(Records with drawing code)
- - - -

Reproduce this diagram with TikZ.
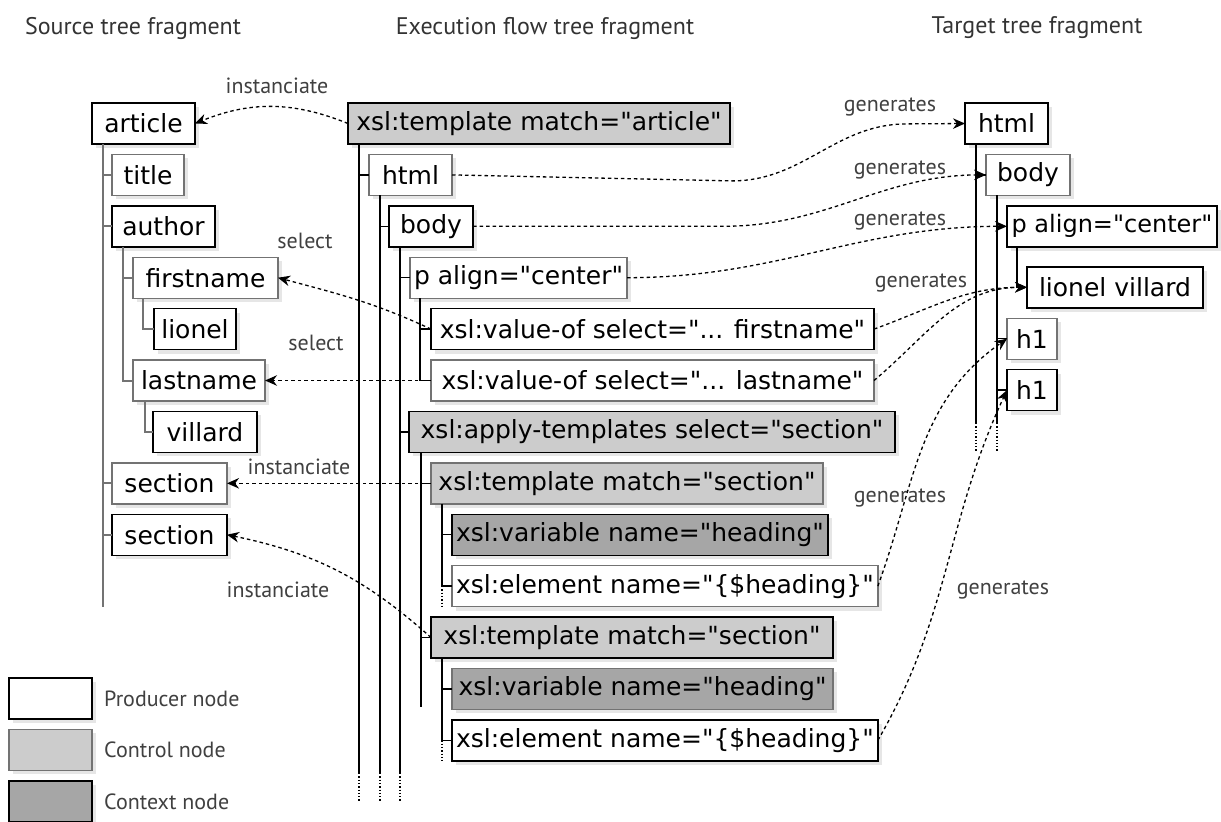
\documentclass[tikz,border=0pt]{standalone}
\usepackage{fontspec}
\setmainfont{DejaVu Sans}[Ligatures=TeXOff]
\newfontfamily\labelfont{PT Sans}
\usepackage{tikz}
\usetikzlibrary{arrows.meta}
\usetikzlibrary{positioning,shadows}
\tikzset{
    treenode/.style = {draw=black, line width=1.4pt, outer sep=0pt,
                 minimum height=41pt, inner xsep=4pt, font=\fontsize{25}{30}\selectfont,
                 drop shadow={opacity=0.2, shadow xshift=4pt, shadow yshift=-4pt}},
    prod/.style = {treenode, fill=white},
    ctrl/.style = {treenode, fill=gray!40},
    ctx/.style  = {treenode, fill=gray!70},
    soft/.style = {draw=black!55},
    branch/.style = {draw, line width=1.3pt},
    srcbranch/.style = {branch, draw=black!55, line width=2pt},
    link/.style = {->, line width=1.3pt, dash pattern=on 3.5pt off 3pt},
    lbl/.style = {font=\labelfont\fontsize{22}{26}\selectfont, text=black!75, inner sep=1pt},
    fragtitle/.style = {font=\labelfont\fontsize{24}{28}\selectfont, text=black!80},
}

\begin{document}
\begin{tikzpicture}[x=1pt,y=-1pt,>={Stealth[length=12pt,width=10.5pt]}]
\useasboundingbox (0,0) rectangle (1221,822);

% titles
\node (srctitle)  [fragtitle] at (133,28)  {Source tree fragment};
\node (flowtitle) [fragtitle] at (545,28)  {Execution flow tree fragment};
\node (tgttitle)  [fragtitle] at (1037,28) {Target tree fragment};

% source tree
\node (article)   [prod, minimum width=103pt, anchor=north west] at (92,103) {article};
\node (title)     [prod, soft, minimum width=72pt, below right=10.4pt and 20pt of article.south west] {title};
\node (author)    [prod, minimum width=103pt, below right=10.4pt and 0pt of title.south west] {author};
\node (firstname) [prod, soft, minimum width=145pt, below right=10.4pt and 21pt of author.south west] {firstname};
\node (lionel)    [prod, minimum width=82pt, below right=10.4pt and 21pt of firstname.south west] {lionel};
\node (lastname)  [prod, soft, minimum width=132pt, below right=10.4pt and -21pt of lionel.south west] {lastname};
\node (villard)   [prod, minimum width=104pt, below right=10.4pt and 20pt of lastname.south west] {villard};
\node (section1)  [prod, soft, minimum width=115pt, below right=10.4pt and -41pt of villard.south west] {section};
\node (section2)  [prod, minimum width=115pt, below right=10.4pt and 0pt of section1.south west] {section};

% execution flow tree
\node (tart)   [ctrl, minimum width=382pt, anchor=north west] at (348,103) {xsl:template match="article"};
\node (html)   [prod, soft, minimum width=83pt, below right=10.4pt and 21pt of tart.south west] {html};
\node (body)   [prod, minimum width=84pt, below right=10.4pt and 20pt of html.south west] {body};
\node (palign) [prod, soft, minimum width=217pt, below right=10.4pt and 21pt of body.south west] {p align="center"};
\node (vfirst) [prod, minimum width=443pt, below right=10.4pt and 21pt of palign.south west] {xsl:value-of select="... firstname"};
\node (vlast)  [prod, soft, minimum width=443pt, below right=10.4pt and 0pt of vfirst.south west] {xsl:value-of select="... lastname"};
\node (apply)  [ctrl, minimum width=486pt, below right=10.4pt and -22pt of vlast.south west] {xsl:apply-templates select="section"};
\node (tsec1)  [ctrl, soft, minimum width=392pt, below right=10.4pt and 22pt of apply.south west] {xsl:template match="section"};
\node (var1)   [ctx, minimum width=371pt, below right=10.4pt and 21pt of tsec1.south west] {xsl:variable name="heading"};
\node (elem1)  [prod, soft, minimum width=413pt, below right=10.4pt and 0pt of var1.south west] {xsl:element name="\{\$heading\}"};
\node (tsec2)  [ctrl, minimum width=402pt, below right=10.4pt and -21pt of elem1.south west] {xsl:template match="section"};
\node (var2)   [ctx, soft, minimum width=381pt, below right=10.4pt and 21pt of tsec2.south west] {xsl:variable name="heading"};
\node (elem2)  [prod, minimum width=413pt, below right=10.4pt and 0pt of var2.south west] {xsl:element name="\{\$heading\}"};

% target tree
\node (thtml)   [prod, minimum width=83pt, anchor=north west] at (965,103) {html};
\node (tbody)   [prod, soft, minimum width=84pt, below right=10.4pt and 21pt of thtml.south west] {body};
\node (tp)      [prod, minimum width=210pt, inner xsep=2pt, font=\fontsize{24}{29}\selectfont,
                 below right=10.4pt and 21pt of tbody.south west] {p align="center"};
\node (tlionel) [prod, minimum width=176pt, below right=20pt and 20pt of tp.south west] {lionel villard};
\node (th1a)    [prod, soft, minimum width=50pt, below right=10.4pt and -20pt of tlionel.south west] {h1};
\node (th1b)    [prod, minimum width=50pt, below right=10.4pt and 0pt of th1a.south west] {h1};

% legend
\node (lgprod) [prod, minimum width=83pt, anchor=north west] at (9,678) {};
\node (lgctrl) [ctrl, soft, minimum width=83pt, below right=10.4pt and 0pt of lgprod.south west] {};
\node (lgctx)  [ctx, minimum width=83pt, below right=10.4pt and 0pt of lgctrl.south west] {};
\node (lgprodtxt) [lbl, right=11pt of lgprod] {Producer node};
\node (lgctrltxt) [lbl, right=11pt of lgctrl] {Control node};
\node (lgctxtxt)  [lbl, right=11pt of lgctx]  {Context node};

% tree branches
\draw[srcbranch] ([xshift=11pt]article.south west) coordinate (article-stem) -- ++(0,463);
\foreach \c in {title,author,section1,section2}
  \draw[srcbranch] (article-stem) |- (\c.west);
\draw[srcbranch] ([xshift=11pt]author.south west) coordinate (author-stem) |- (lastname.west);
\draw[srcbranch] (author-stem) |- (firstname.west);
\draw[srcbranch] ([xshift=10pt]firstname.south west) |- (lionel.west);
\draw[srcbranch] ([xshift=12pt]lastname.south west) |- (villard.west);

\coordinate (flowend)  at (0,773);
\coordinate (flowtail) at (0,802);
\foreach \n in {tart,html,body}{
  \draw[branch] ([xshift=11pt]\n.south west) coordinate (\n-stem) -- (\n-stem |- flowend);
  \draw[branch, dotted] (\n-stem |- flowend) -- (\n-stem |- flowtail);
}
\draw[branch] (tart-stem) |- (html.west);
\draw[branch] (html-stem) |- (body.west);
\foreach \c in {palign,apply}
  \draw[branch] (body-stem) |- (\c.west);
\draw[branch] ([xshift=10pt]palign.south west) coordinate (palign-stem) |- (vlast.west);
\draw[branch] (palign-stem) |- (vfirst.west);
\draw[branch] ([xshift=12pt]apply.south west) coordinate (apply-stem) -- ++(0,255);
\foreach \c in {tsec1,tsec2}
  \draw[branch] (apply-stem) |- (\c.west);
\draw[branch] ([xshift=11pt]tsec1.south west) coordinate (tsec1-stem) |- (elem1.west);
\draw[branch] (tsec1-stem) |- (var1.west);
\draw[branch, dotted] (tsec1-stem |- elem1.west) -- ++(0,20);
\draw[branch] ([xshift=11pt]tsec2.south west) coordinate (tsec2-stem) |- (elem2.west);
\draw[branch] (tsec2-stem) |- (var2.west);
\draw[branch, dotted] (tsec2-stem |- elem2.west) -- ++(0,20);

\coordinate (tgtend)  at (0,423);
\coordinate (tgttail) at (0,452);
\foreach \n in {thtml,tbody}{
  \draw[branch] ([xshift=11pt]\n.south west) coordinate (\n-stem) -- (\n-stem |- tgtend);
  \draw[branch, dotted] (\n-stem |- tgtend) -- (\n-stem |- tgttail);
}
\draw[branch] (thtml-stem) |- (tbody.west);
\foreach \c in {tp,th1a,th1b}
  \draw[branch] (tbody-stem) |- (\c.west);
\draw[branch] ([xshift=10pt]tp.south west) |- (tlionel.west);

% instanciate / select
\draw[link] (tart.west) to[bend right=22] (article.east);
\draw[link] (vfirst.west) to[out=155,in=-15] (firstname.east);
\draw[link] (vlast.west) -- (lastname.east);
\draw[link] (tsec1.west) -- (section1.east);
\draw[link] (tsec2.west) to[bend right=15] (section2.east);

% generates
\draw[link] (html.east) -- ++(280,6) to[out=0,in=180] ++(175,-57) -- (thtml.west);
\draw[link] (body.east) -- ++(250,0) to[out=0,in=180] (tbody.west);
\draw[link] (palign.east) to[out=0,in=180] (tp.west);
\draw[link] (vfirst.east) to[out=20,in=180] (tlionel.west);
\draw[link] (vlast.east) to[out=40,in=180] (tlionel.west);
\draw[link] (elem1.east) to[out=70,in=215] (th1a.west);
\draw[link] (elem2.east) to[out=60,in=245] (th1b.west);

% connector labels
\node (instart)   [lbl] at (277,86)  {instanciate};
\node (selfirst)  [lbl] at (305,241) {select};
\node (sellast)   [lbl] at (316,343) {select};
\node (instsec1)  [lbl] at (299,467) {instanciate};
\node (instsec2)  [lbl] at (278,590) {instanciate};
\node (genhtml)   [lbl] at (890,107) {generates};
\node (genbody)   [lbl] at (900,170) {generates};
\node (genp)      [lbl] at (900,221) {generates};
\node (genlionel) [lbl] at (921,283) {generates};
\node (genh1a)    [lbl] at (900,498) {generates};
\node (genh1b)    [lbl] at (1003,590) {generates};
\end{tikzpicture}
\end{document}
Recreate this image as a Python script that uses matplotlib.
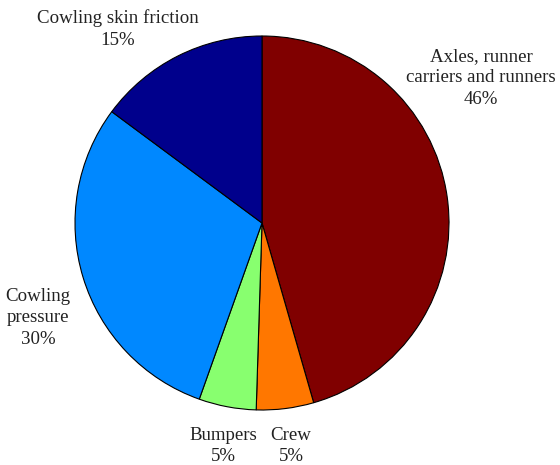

- - - -

Given problem: Pictures stay out. Repeat only the lines from the beginning of the data through the line that has "[fragtitle] at (1037,28)".

Finished answer:
Reproduce this diagram with TikZ.
\documentclass[tikz,border=0pt]{standalone}
\usepackage{fontspec}
\setmainfont{DejaVu Sans}[Ligatures=TeXOff]
\newfontfamily\labelfont{PT Sans}
\usepackage{tikz}
\usetikzlibrary{arrows.meta}
\usetikzlibrary{positioning,shadows}
\tikzset{
    treenode/.style = {draw=black, line width=1.4pt, outer sep=0pt,
                 minimum height=41pt, inner xsep=4pt, font=\fontsize{25}{30}\selectfont,
                 drop shadow={opacity=0.2, shadow xshift=4pt, shadow yshift=-4pt}},
    prod/.style = {treenode, fill=white},
    ctrl/.style = {treenode, fill=gray!40},
    ctx/.style  = {treenode, fill=gray!70},
    soft/.style = {draw=black!55},
    branch/.style = {draw, line width=1.3pt},
    srcbranch/.style = {branch, draw=black!55, line width=2pt},
    link/.style = {->, line width=1.3pt, dash pattern=on 3.5pt off 3pt},
    lbl/.style = {font=\labelfont\fontsize{22}{26}\selectfont, text=black!75, inner sep=1pt},
    fragtitle/.style = {font=\labelfont\fontsize{24}{28}\selectfont, text=black!80},
}

\begin{document}
\begin{tikzpicture}[x=1pt,y=-1pt,>={Stealth[length=12pt,width=10.5pt]}]
\useasboundingbox (0,0) rectangle (1221,822);

% titles
\node (srctitle)  [fragtitle] at (133,28)  {Source tree fragment};
\node (flowtitle) [fragtitle] at (545,28)  {Execution flow tree fragment};
\node (tgttitle)  [fragtitle] at (1037,28) {Target tree fragment};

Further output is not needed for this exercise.